Si en el último tiempo quedó claro que la “sostenibilidad” de la deuda es un criterio político y que lo insostenible está dado por el nivel de ajuste que requería la oferta de los acreedores, lo mismo podríamos decir sobre lo que significa un sendero de desarrollo virtuoso. Para que el FMI no pueda imponer sus condiciones, Argentina debe tener claras las suyas. Y para eso es necesario definir prioridades. Antes de asumir compromisos con acreedores externos, hay una deuda que saldar con quienes, hace un año, expresaron en las urnas la necesidad de un cambio de rumbo. Es la deuda interna con quienes perdieron con el modelo de Cambiemos y a quienes esta crisis lxs sorprendió ya muy golpeadxs.

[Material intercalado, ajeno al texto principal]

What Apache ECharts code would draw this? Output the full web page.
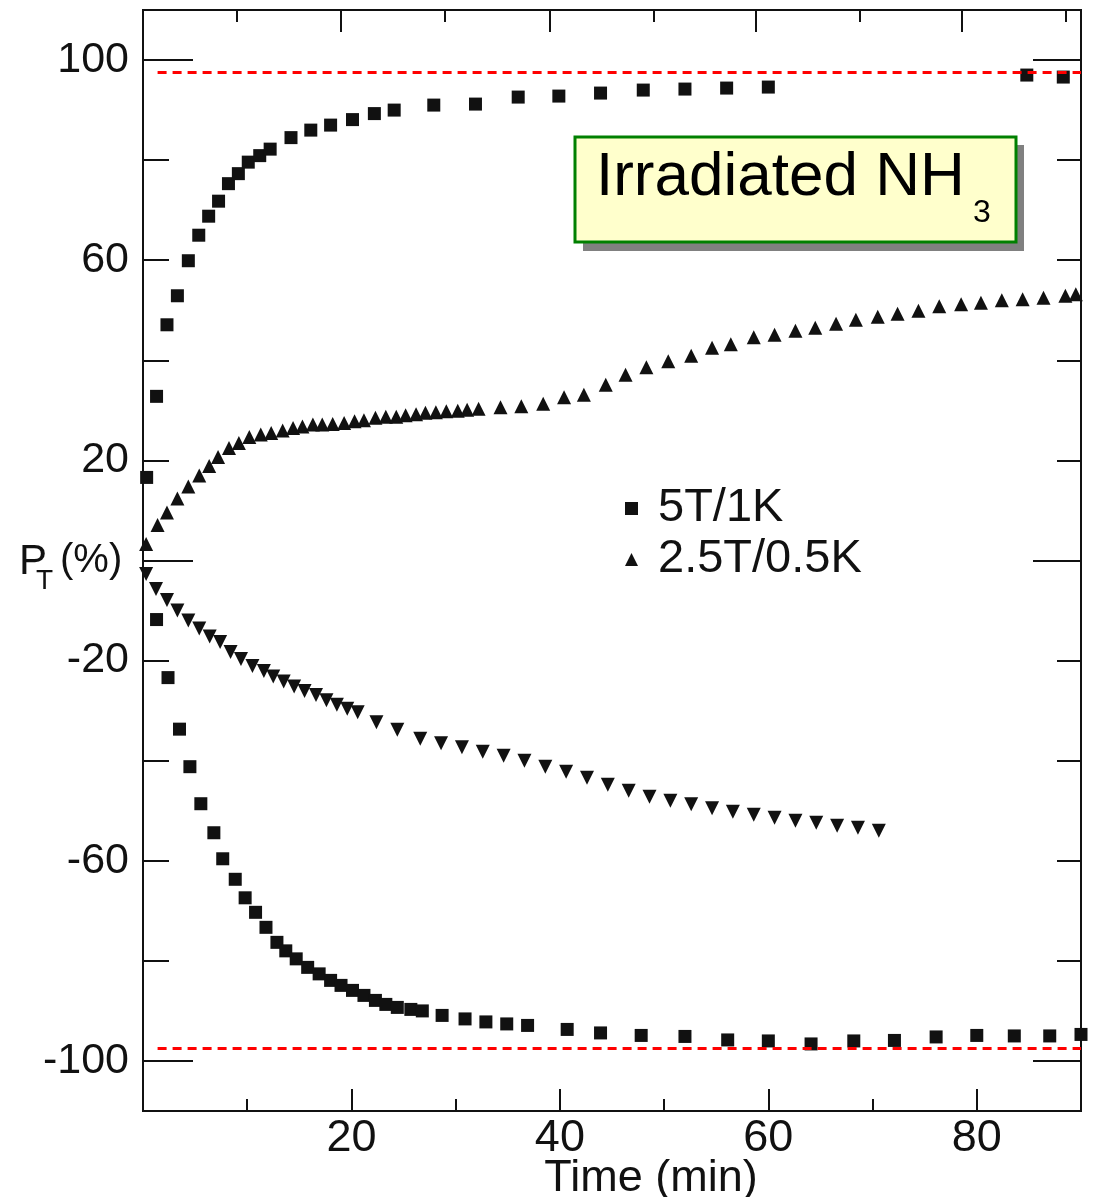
<!DOCTYPE html>
<html>
<head>
<meta charset="utf-8">
<script src="https://cdn.jsdelivr.net/npm/echarts@6/dist/echarts.min.js"></script>
<style>
html, body { margin: 0; padding: 0; background: #fff; }
#chart { width: 1096px; height: 1197px; }
</style>
</head>
<body>
<div id="chart"></div>
<script>
// 5T/1K, positive and negative polarization (time in min, P_T in %)
const squaresUp = [
  [0.35, 16.6], [1.3, 32.8], [2.3, 47.1], [3.3, 52.9], [4.35, 59.9], [5.35, 65.0],
  [6.3, 68.8], [7.25, 71.8], [8.2, 75.3], [9.15, 77.3], [10.1, 79.6], [11.2, 80.9],
  [12.2, 82.2], [14.2, 84.5], [16.1, 86.0], [18.0, 87.0], [20.1, 88.1], [22.2, 89.3],
  [24.1, 90.0], [27.9, 91.0], [31.9, 91.2], [36.0, 92.6], [39.9, 92.8], [43.9, 93.4],
  [48.0, 94.0], [52.0, 94.2], [56.0, 94.4], [60.0, 94.6], [84.8, 97.0], [88.3, 96.6]
]
const squaresDown = [
  [1.3, -11.8], [2.4, -23.4], [3.5, -33.7], [4.5, -41.2], [5.55, -48.6], [6.8, -54.4],
  [7.65, -59.6], [8.85, -63.7], [9.8, -67.4], [10.8, -70.3], [11.8, -73.3], [12.85, -76.3],
  [13.7, -78.0], [14.7, -79.6], [15.8, -81.3], [16.9, -82.6], [18.0, -83.9], [19.0, -84.9],
  [20.1, -85.9], [21.2, -86.9], [22.3, -87.9], [23.3, -88.7], [24.4, -89.3], [25.7, -89.7],
  [26.8, -90.0], [28.7, -90.9], [30.9, -91.6], [32.9, -92.2], [34.9, -92.6], [36.9, -92.9],
  [40.7, -93.7], [43.9, -94.4], [47.8, -94.9], [52.0, -95.1], [56.1, -95.8], [60.0, -96.0],
  [64.1, -96.6], [68.2, -96.0], [72.1, -95.9], [76.1, -95.2], [80.0, -94.9], [83.6, -95.0],
  [87.0, -95.0], [90.0, -94.7]
]
// 2.5T/0.5K
const trianglesUp = [
  [0.3, 3.3], [1.4, 7.1], [2.3, 9.6], [3.3, 12.4], [4.35, 14.8], [5.4, 17.0], [6.35, 18.9],
  [7.2, 20.7], [8.25, 22.5], [9.2, 23.5], [10.2, 24.7], [11.3, 25.2], [12.3, 25.5],
  [13.4, 26.0], [14.4, 26.5], [15.3, 26.8], [16.3, 27.2], [17.2, 27.2], [18.2, 27.3],
  [19.3, 27.5], [20.3, 27.8], [21.2, 28.0], [22.3, 28.5], [23.3, 28.7], [24.3, 28.7],
  [25.2, 29.0], [26.2, 29.2], [27.1, 29.5], [28.1, 29.6], [29.1, 29.8], [30.2, 29.9],
  [31.1, 30.1], [32.2, 30.3], [34.3, 30.6], [36.3, 30.8], [38.4, 31.3], [40.4, 32.6],
  [42.3, 33.1], [44.4, 35.1], [46.3, 37.1], [48.3, 38.6], [50.4, 39.8], [52.6, 40.9],
  [54.6, 42.5], [56.4, 43.2], [58.6, 44.6], [60.6, 45.1], [62.6, 45.9], [64.5, 46.5],
  [66.5, 47.3], [68.4, 48.1], [70.5, 48.7], [72.4, 49.3], [74.4, 49.9], [76.4, 50.8],
  [78.5, 51.2], [80.4, 51.5], [82.4, 52.0], [84.4, 52.2], [86.4, 52.5], [88.5, 52.9],
  [89.5, 53.2]
]
const trianglesDown = [
  [0.3, -2.7], [1.25, -5.7], [2.3, -7.9], [3.3, -10.0], [4.35, -12.0], [5.4, -13.6],
  [6.4, -15.2], [7.4, -16.3], [8.4, -18.3], [9.4, -19.7], [10.5, -21.1], [11.6, -22.1],
  [12.5, -23.2], [13.5, -24.2], [14.5, -25.2], [15.5, -26.1], [16.6, -26.9], [17.6, -27.9],
  [18.6, -28.8], [19.6, -29.6], [20.6, -30.3], [22.4, -32.3], [24.4, -33.8], [26.6, -35.6],
  [28.6, -36.5], [30.6, -37.3], [32.6, -38.2], [34.6, -39.0], [36.6, -40.0], [38.6, -41.2],
  [40.6, -42.2], [42.6, -43.4], [44.6, -44.8], [46.6, -46.0], [48.6, -47.2], [50.6, -48.0],
  [52.6, -48.7], [54.6, -49.5], [56.6, -50.2], [58.6, -50.8], [60.6, -51.4], [62.6, -52.0],
  [64.6, -52.4], [66.6, -53.0], [68.6, -53.4], [70.6, -54.0]
]
const refLevels = [97.5, -97.5]
const xLabels = [20, 40, 60, 80]
const xMinor = [10, 30, 50, 70, 90]
const xTopMajor = [19, 39, 58.8, 78.6]
const xTopMinor = [9, 29, 49, 68.8, 88.5]
const yLabels = [-100, -60, -20, 20, 60, 100]
const yShort = [-80, -60, -40, -20, 20, 40, 60, 80]
const yLong = [-100, 0, 100]

const FONT = "'Liberation Sans', Arial, Helvetica, sans-serif"
const INK = '#111'

const chart = echarts.init(document.getElementById('chart'))

function xAx(pos, ticks, len, opts) {
  return Object.assign({
    type: 'value', position: pos, min: 0, max: 90,
    axisLine: { show: true, onZero: false, lineStyle: { color: INK, width: 2 } },
    axisTick: { show: true, inside: true, length: len, customValues: ticks, lineStyle: { color: INK, width: 2 } },
    axisLabel: { show: false },
    splitLine: { show: false }
  }, opts || {})
}
function yAx(pos, ticks, len, opts) {
  return Object.assign({
    type: 'value', position: pos, min: -110, max: 110,
    axisLine: { show: true, onZero: false, lineStyle: { color: INK, width: 2 } },
    axisTick: { show: true, inside: true, length: len, customValues: ticks, lineStyle: { color: INK, width: 2 } },
    axisLabel: { show: false },
    splitLine: { show: false }
  }, opts || {})
}

const option = {
  animation: false,
  backgroundColor: '#fff',
  textStyle: { fontFamily: FONT },
  grid: { left: 143, right: 15, top: 10, bottom: 86, outerBoundsMode: 'none', containLabel: false },
  xAxis: [
    xAx('bottom', xLabels, 22, {
      name: 'Time (min)', nameLocation: 'middle', nameGap: 45, nameMoveOverlap: false,
      nameTextStyle: { fontSize: 45, color: INK, fontFamily: FONT, padding: [0, 0, 0, 78] },
      axisLabel: { show: true, customValues: xLabels, fontSize: 45, color: INK, margin: 5, fontFamily: FONT }
    }),
    xAx('bottom', xMinor, 12),
    xAx('top', xTopMajor, 22),
    xAx('top', xTopMinor, 12)
  ],
  yAxis: [
    yAx('left', yShort, 26, {
      axisLabel: { show: true, customValues: yLabels, fontSize: 43, color: INK, margin: 14, fontFamily: FONT }
    }),
    yAx('left', yLong, 50),
    yAx('right', yShort, 24),
    yAx('right', yLong, 48)
  ],
  legend: {
    orient: 'vertical', left: 620, top: 480, itemWidth: 13, itemHeight: 13, itemGap: 4,
    textStyle: { fontSize: 47, lineHeight: 46, color: INK, fontFamily: FONT, padding: [0, 0, 0, 15] },
    data: [
      { name: '5T/1K', icon: 'rect' },
      { name: '2.5T/0.5K', icon: 'triangle' }
    ]
  },
  series: [
    {
      name: '5T/1K', type: 'scatter', symbol: 'rect', symbolSize: 13,
      itemStyle: { color: INK, opacity: 1 }, data: squaresUp,
      markLine: {
        silent: true, symbol: ['none', 'none'], label: { show: false },
        lineStyle: { color: '#ff0000', type: [9, 6], width: 3, opacity: 1 },
        data: refLevels.map(v => [{ coord: [1.4, v] }, { coord: [90, v] }])
      }
    },
    { name: '5T/1K', type: 'scatter', symbol: 'rect', symbolSize: 13, itemStyle: { color: INK, opacity: 1 }, data: squaresDown },
    { name: '2.5T/0.5K', type: 'scatter', symbol: 'triangle', symbolSize: 14, itemStyle: { color: INK, opacity: 1 }, data: trianglesUp },
    { name: '2.5T/0.5K', type: 'scatter', symbol: 'triangle', symbolRotate: 180, symbolSize: 14, itemStyle: { color: INK, opacity: 1 }, data: trianglesDown }
  ],
  graphic: [
    // y axis title  P_T (%)
    { type: 'text', left: 19, top: 541, style: { text: 'P', font: '42px ' + FONT, fill: INK } },
    { type: 'text', left: 36, top: 567, style: { text: 'T', font: '28px ' + FONT, fill: INK } },
    { type: 'text', left: 60, top: 541, style: { text: '(%)', font: '40px ' + FONT, fill: INK } },
    // annotation box
    { type: 'rect', shape: { x: 583, y: 145, width: 441, height: 106 }, style: { fill: '#808080' }, z: 10 },
    { type: 'rect', shape: { x: 575, y: 137, width: 441, height: 105 }, style: { fill: '#ffffcc', stroke: '#008000', lineWidth: 3 }, z: 11 },
    { type: 'text', left: 596, top: 147, z: 12, style: { text: 'Irradiated NH', font: '62px ' + FONT, fill: '#000' } },
    { type: 'text', left: 973, top: 197, z: 12, style: { text: '3', font: '32px ' + FONT, fill: '#000' } }
  ]
}
chart.setOption(option)
</script>
</body>
</html>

Reescribir la historia: ¿un Nunca Más?

Parece una eternidad, pero hace apenas seis meses la vicepresidenta proponía, desde La Habana, un Nunca Más a la deuda externa. No se trata sólo de una comisión en el Congreso que investigue la fuga de capitales. La sociedad civil, la población toda, debería participar de un Nunca Más como el que condenó al terrorismo de Estado, decía Cristina Fernández en aquel momento.

Si ya sabemos cómo terminan los ciclos en los que se dispara el endeudamiento en dólares, ¿no sería deseable contar con reglas que limiten la capacidad de los gobiernos de endeudarse en moneda extranjera? Si conocemos los efectos negativos de las recetas de ajuste que vienen de la mano de los préstamos del FMI ¿por qué volveríamos a permitir que se firmen acuerdos a espaldas del pueblo? Ejercitar la memoria y hacernos de las herramientas para no repetir errores son los primeros pasos para que la deuda deje de ser una forma de saqueo y un asunto del que sólo opinan expertos (en negocios financieros).